Zimmerli Art Museum

The Zimmerli Art Museum is one of the largest and most distiguished university-based museums in the country. It collects, preserves, researches, and exhibits world-class works of art to provide the university community and diverse regional, national, international audiences with direct experience of the visual arts. Scholarly activities make art accessible through exhibitions, publications, and educational programs.

Founded in 1966 as the Rutgers University Art Gallery, the Jane Voorhees Zimmerli Art Museum was established in 1983 in response to the growth of the permanent collection. The major benefactors for the construction of the museum were Ralph and Alan Voorhees, and the Zimmerli was named for their mother.

The museum is headquartered in a 70,000-square-foot facility and has a collection of 60,000 objects ranging from ancient to contemporary art and featuring particularly rich holdings in the areas of French art of the nineteenth century, Russian and Soviet Nonconformist Art, and American and European works on paper, including prints, drawings, photographs, and rare books. 

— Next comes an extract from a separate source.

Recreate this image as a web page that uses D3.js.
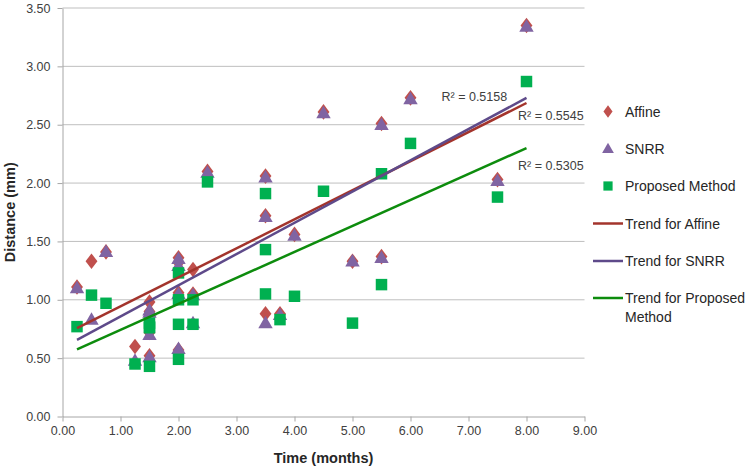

The Zimmerli is supported by Rutgers University, as well as the income from the Avenir Foundation Endowment Fund, the Andrew W. Mellon Foundation Endowment Fund, and the Voorhees Family Endowment Fund, among others. Additional support comes from the Estate of Victoria J. Mastrobuono and the New Jersey State Council on the Arts/Department of State, a Partner Agency of the National Endowment for the Arts. Contributions from other corporations, foundations, and individuals, as well as earned income, also provide vital annual support for the Zimmerli’s operations and programs.  

About Rutgers

Rutgers, The State University of New Jersey, the eighth oldest institution of higher learning in the nation, was named in honor of Colonel Henry Rutgers, a former trustee and Revolutionary War veteran. In 1924, Rutgers assumed University status. Legislative acts designated all of the Rutgers divisions combined as “the State University of New Jersey” in 1956.  

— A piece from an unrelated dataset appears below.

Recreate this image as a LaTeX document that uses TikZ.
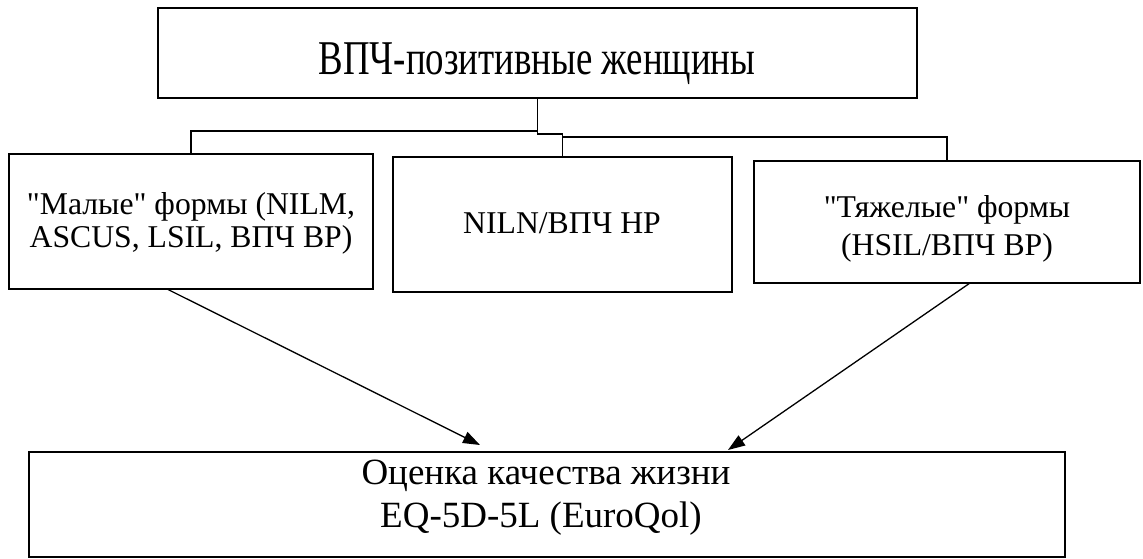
\documentclass[tikz,border=0pt]{standalone}
\usepackage{fontspec}
\usepackage{graphicx}
\setmainfont{Liberation Serif}[Ligatures=TeXOff]
\usetikzlibrary{arrows.meta}
\tikzset{
  box/.style={draw=black, line width=2pt, inner sep=0pt, outer sep=0pt, anchor=north west, fill=white},
  txt/.style={anchor=base, inner sep=0pt, font=\fontsize{31.7}{38}\selectfont},
  bigtxt/.style={anchor=base, inner sep=0pt, font=\fontsize{37}{44}\selectfont},
  conn/.style={draw=black, line width=1.1pt},
  arr/.style={draw=black, line width=1.3pt, -{Triangle[length=17pt,width=12pt]}}
}
\begin{document}
\begin{tikzpicture}[x=1pt,y=-1pt]
\useasboundingbox (0,0) rectangle (1143,558);
% boxes
\node[box, minimum width=759pt, minimum height=90pt] (top) at (158,8) {};
\node[box, minimum width=364pt, minimum height=135pt] (lbox) at (9,154) {};
\node[box, minimum width=339pt, minimum height=135pt] (mbox) at (393,157) {};
\node[box, minimum width=386pt, minimum height=122pt] (rbox) at (754,161) {};
\node[box, minimum width=1036pt, minimum height=105pt] (bot) at (29,452) {};
% texts
\node[txt] (ttop) at (537,74) {\fontsize{48.5}{58}\selectfont\scalebox{0.76}[1]{ВПЧ-позитивные женщины}};
\node[txt] (l1) at (191,214) {"Малые" формы (NILM,};
\node[txt] (l2) at (191,247) {ASCUS, LSIL, ВПЧ ВР)};
\node[txt] (m1) at (562,233) {NILN/ВПЧ НР};
\node[txt] (r1) at (947,217) {"Тяжелые" формы};
\node[txt] (r2) at (947,255) {(HSIL/ВПЧ ВР)};
\node[bigtxt] (b1) at (546,484) {Оценка качества жизни};
\node[bigtxt] (b2) at (541,527) {EQ-5D-5L (EuroQol)};
% connectors
\coordinate (jl) at (537,131);
\coordinate (jr) at (563,137);
\draw[conn] (top.south) -- ++(0,36) -| (mbox.north);
\draw[conn] (jl) -| (lbox.north);
\draw[conn] (jr) -| (rbox.north);
% arrows
\draw[arr] ([xshift=-24pt]lbox.south) -- ([xshift=-67pt,yshift=7pt]bot.north);
\draw[arr] ([xshift=23pt]rbox.south) -- ([xshift=181pt,yshift=2pt]bot.north);
\end{tikzpicture}
\end{document}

Rutgers University currently enrolls about 58,000 undergraduate and graduate students of diverse nationalities, who study at three campuses: New Brunswick, Newark, and Camden. More than 100 undergraduate majors and 180 graduate programs are offered at 28 schools and colleges, including New Jersey’s only pharmacy school. The Rutgers faculty numbers nearly 6,714 across all campuses and is dedicated to teaching, research, and public service.